_AIM OF THE TASK:_
Scan the data below and pick out the lines containing the word "with".

_PROVIDED DATA:_

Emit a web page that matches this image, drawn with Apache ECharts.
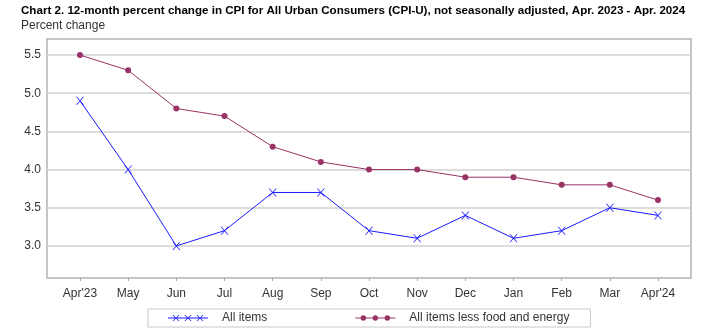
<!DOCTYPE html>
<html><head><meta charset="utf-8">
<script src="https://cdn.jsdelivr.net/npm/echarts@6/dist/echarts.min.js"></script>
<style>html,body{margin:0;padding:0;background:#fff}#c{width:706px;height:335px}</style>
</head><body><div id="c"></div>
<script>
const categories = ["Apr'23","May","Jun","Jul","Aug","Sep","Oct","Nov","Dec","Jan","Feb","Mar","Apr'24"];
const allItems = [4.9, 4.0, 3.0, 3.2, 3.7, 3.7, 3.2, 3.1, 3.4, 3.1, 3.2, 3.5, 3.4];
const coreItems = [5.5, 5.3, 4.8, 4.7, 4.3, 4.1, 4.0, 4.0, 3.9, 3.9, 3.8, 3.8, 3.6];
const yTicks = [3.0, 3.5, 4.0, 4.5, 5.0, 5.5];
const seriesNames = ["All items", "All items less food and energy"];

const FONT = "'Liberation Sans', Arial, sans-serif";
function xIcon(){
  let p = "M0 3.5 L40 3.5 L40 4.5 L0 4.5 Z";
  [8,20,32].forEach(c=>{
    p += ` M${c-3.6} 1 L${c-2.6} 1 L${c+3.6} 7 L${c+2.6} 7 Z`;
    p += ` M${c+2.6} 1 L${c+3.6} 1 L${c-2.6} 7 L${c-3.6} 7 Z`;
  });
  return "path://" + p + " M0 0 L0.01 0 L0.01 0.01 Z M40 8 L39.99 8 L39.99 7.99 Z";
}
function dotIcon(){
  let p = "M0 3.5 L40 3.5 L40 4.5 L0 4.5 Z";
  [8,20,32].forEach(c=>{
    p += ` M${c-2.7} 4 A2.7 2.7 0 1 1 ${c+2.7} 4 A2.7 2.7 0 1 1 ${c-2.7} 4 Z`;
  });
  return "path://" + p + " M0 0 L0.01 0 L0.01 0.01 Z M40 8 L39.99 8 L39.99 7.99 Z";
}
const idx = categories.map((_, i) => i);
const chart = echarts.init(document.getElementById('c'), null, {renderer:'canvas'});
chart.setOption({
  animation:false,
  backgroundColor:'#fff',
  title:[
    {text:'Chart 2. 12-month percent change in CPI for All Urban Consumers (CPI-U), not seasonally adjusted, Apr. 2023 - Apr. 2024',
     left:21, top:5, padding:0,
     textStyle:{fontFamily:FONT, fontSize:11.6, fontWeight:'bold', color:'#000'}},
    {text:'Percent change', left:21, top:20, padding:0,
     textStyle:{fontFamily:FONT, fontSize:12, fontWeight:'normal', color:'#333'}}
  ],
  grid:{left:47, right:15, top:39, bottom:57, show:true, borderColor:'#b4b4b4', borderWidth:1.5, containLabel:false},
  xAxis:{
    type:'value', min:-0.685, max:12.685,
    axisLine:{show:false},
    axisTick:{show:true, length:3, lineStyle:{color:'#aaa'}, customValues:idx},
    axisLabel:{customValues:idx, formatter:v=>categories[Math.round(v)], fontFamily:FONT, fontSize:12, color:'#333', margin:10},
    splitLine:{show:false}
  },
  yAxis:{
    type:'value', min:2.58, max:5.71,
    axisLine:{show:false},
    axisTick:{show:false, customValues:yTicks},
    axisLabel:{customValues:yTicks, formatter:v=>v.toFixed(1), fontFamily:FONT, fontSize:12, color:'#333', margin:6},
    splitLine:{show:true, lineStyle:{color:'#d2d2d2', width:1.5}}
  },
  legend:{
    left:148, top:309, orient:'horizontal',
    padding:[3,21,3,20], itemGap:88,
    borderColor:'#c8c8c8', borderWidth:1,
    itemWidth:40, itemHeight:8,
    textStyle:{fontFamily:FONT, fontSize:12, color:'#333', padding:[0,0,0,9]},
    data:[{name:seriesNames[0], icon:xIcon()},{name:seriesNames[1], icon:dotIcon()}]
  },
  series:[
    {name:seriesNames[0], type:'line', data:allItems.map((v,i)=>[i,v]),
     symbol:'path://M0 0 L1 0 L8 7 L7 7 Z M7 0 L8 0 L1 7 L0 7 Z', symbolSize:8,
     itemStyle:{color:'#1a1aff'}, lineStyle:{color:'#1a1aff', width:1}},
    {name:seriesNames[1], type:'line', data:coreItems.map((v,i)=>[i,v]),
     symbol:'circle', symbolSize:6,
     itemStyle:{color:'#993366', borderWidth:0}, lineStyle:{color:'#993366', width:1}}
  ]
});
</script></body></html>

---

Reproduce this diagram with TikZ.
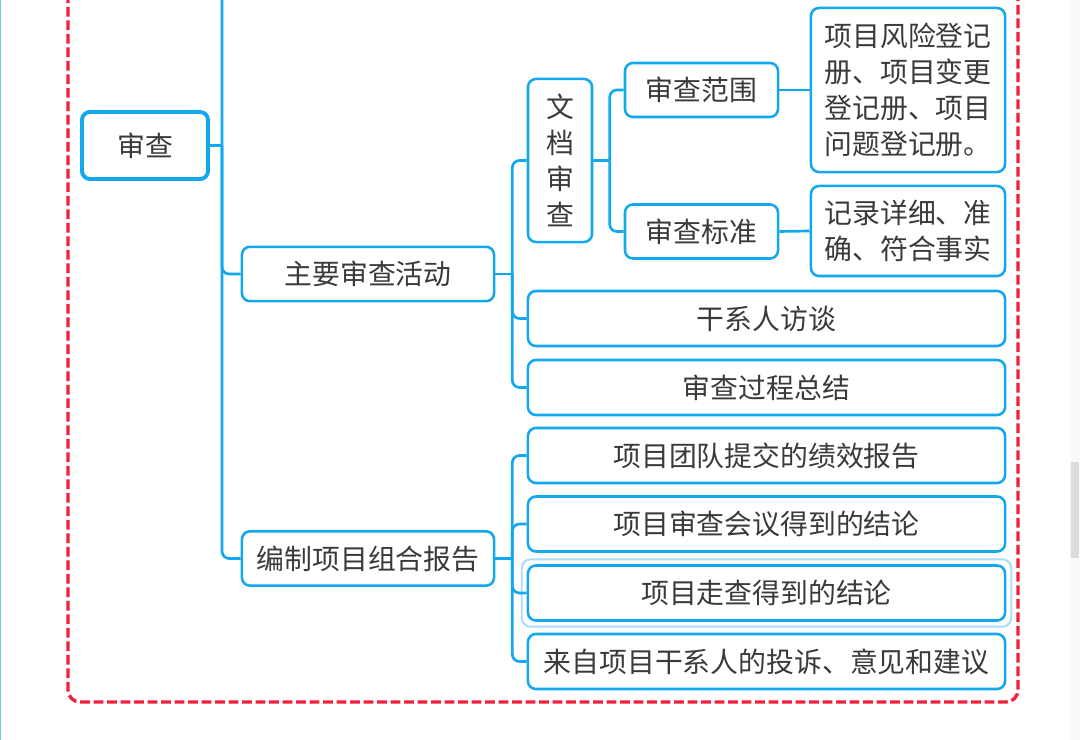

_FINISHED ANSWER:_
Emit a web page that matches this image, drawn with Apache ECharts.
Reproduce this diagram with TikZ.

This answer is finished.